Emotionskurven fallen flacher aus als erhofft

Die geplanten Solistinnen und Solisten, die terminlich zur Verfügung standen, waren, soweit möglich, auch jetzt verpflichtet – wobei die Sopranistin Vida Mikneviciute, die gerade eine Weltkarriere macht, terminlich nicht zur Verfügung stand, und Christof Fischesser (Bass) kurzfristig absagen musste. Der für ihn einspringende junge Bariton Frederic Mörth erfüllte seinen Part mit sympathischer Stimme und guter Auslotung auch ihrer tiefen Passagen. Die Sopranistin Sabine Goetz hat man zuletzt aus Haydns „Schöpfung“ 2018 in Koblenz in allerbester Erinnerung, sie singt auch im „Stabat Mater“ tadellos – ob man für diese Partie einen ausladenderen Stimmtyp verpflichten würde, ist dem persönlichen Geschmack überlassen.

Das könnte auch für die Besetzung der Tenor-Solopartie mit Markus Schäfer gelten, der noch dazu zum „Stabat Mater“ entweder keinen guten Abend erwischt hat oder sich im Karriereverlauf von dieser Partie entfernt hat. Und dem schließt sich auch die Betrachtung von Renée Morloc an, die in der Alt-Partie über weite Strecken kaum zu hören ist, obwohl Dirigent Breitschaft am Pult das Staatsorchester Rheinische Philharmonie schon auf einer Schonstufe hält.

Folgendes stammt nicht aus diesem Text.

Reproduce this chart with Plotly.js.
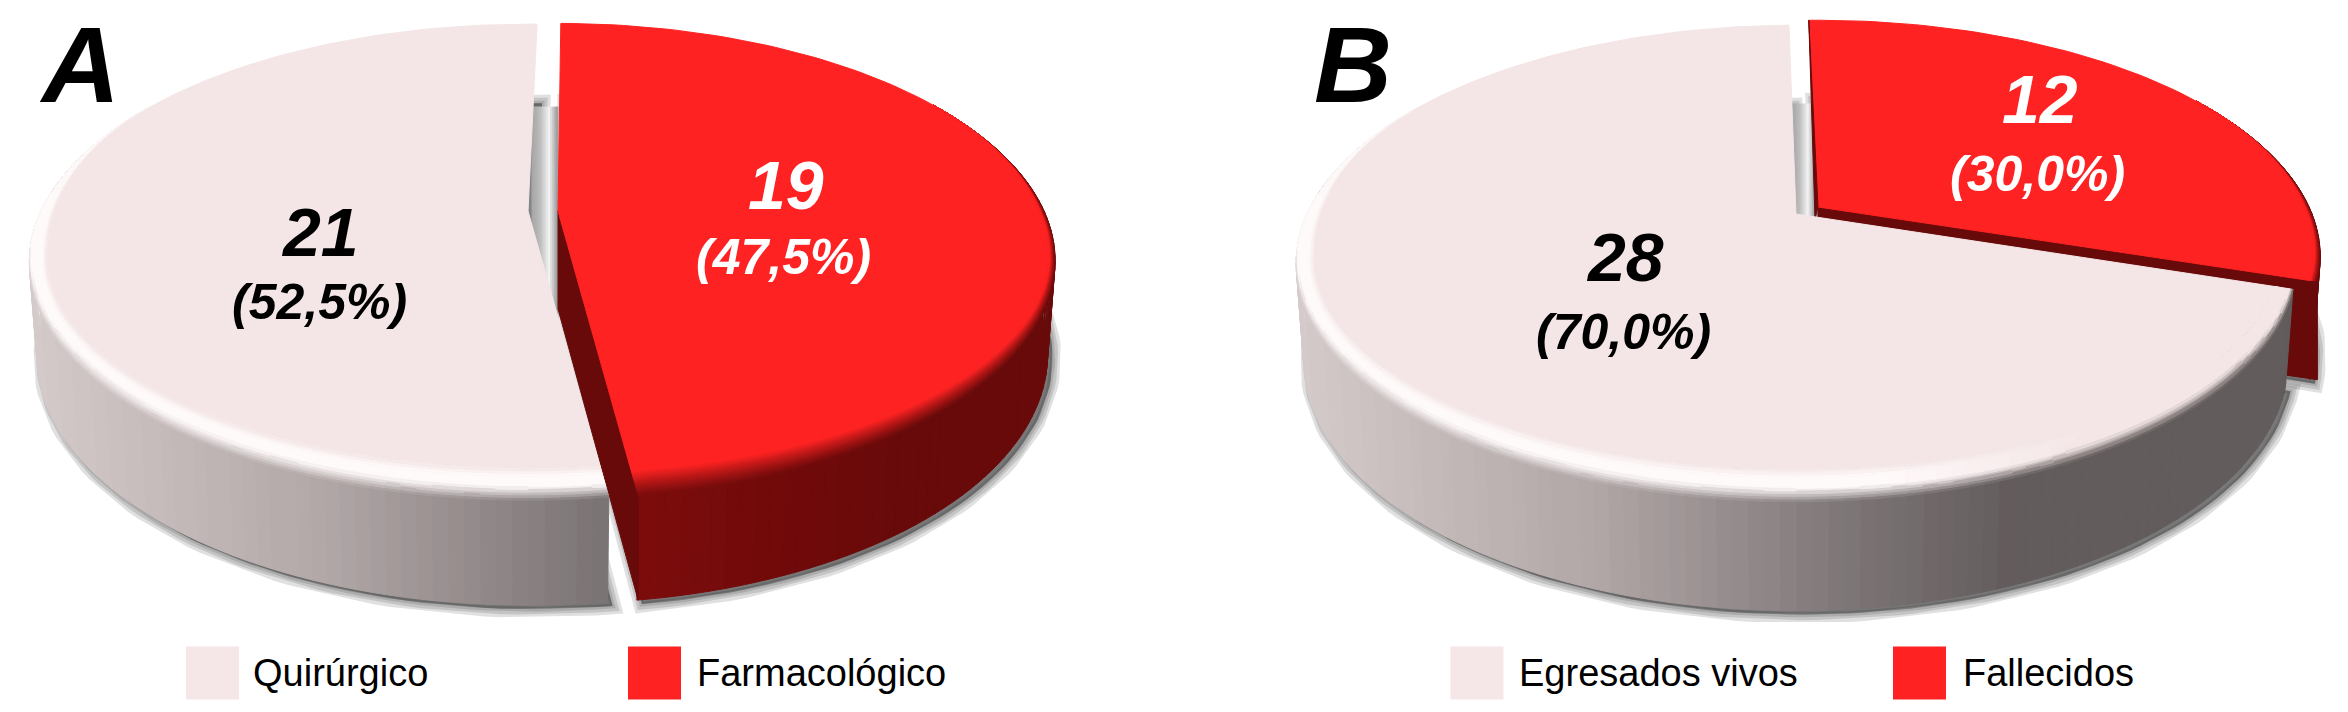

Dermaßen auf Zehenspitzen musiziert, fallen einige Emotionskurven, die in den überzeugenden Tempi und Klangsteigerungen im Orchester durchaus anzuheben beginnen, dann deutlich flacher aus als erhofft: Die Umrisse des Werkes wurden allesamt skizziert, allein im Ausmalen hätte es kräftigerer Farben bedurft.